(Collected data entries)
++++

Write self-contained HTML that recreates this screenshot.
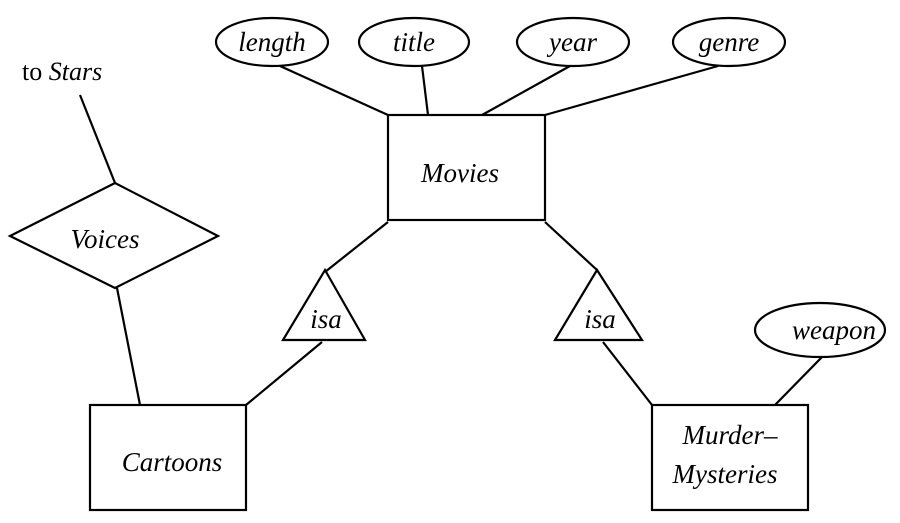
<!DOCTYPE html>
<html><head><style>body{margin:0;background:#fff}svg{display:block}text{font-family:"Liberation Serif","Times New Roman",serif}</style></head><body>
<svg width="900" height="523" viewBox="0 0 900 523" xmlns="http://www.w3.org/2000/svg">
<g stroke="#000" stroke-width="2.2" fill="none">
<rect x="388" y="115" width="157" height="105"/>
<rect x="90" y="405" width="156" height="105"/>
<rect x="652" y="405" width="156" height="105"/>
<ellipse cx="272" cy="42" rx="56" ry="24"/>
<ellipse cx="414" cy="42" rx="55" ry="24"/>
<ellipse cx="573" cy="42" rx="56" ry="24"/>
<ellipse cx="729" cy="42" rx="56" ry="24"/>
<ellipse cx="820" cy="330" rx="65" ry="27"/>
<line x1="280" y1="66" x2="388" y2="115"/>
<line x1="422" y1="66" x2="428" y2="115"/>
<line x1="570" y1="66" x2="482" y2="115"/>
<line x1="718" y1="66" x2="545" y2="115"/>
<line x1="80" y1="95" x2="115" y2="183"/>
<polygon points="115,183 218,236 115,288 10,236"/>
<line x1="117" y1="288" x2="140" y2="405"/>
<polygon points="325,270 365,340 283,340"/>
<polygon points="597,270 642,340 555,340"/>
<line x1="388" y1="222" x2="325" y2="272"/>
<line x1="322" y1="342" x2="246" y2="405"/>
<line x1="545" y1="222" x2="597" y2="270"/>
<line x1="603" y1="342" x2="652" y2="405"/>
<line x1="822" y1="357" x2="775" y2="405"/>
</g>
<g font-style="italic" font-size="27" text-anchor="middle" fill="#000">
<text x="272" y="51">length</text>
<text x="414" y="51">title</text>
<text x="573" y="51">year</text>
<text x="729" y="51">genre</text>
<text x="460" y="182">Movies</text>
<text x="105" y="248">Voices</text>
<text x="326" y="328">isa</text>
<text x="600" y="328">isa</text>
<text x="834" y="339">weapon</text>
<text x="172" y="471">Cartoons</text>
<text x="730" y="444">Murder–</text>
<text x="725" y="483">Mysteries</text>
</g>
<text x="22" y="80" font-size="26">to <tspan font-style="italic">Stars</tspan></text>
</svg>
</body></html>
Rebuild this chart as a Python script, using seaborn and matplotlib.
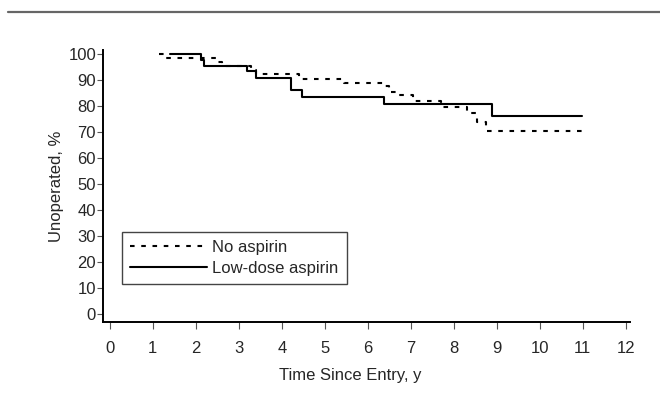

++++

WRITTEN REQUEST ->
The answer is a single number, the count of lines in the records that contain the string "this".

EXERCISE RESULT ->
2